I do not want to be a career teacher.  Let me just get that out of the way before I go on.  My heart is still in music, still in art.  I have been changed by these kids in that, I am always remind that there are fights bigger than me, struggles harder than my own, stories worse than my darkest and  that there is an infinite number of little people who are in need of motivation, inspiration and love, way more than I ever am, have been or ever will be.  So as The Blackout Beat continues to evolve, grow and in some ways simplify, I know that it has to involve some element that caters to the young underdogs and the future Marcos and Armando’s.

It’s my damn messiah complex that I have to put into check right now though.  I’m sure things will make more sense as the fog that clutters my mind and life clears up down the line.  But right now,  I want to fix everything for everyone in one fail swoop.  End racial inequality, find those Mexican students, avenge their deaths, fix every broken home for every student I work with,  inspire them all to live up to their potential, and then fix my own life, my own career so that I may be so busy with projects I love, so happy, that I’ll never have time to even consider that I may or may not be doing what I want to.  I can’t do this though.  I probably can’t even do anything on that list but the last one.  But my mind doesn’t allow me to think that way.  It sees everything as a possibility.  It really is a double edged sword.  It’s one thing to fail when you never really believed in yourself but it’s an entirely different thing when you fail and believe with all your heart and soul that you are capable.

The funny thing about my experience as a teacher is that I sometimes feel as though I’m the one there to learn.  I’ve learned a lot about strength in the face of terrible odds.  I’ve also learned that the ability to dream as big as I did (still do) is something that is becoming a rarity.  I’ve learned that when you do see that spark in someone’s eyes, it’s your duty as a human to focus on it, nurture it like it’s your own passion.  I also learned that the definition of success is a very different thing to children.  This is crazy to me because I had to redefined it for myself after starting Blackout over 10 years ago.  But that is redefining it as young adult and then later as an older young adult, (er… I mean adult).  But, the child definition is what I am still processing.  I have a car, I can dance, draw, I play and make music, have a studio, a log, a CD, I’m on Youtube, etc.  Those are things that make me just like Pharrell, Ginuwine, Justin or Timbaland to these kids (those are the people I aspire to be like in terms of career noteriety).

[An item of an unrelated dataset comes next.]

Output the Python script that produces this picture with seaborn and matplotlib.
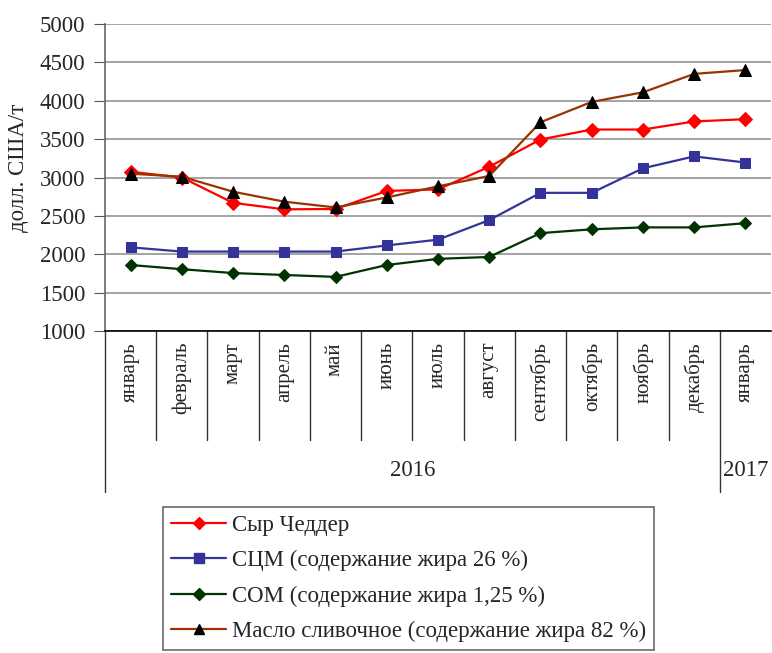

So as I plow forward, always moving towards a dream that is both vivid and invisible, in pursuit of becoming the most self actualized version of Marcos there can be, I will take comfort in the fact that I am already the kind of person that is worthy of all the hugs, high fives, secret handshakes and comments like “I wanna be like you Mr. Marcos when I grow up.”

-m

Marcos Garibay: Producer, song writer, dancer, educator, X-Man and 30 year old big kid.

Marcos Garibay: Producer, song writer, dancer, educator, X-Man and 30 year old big kid.

One Response to “Marcos Diary Entry: 12.4.2014: Messiah Complex – My Experience Thus Far as an Artist and Educator”

  1. KC December 6, 2014 at 11:36 pm #

    your words get to my heart. Teachers are the closest real life super heroes our students have. It is a difficult task and I admire you for always giving your best to make a difference in students’ lives. Don’t stop dreaming, thank you for sharing.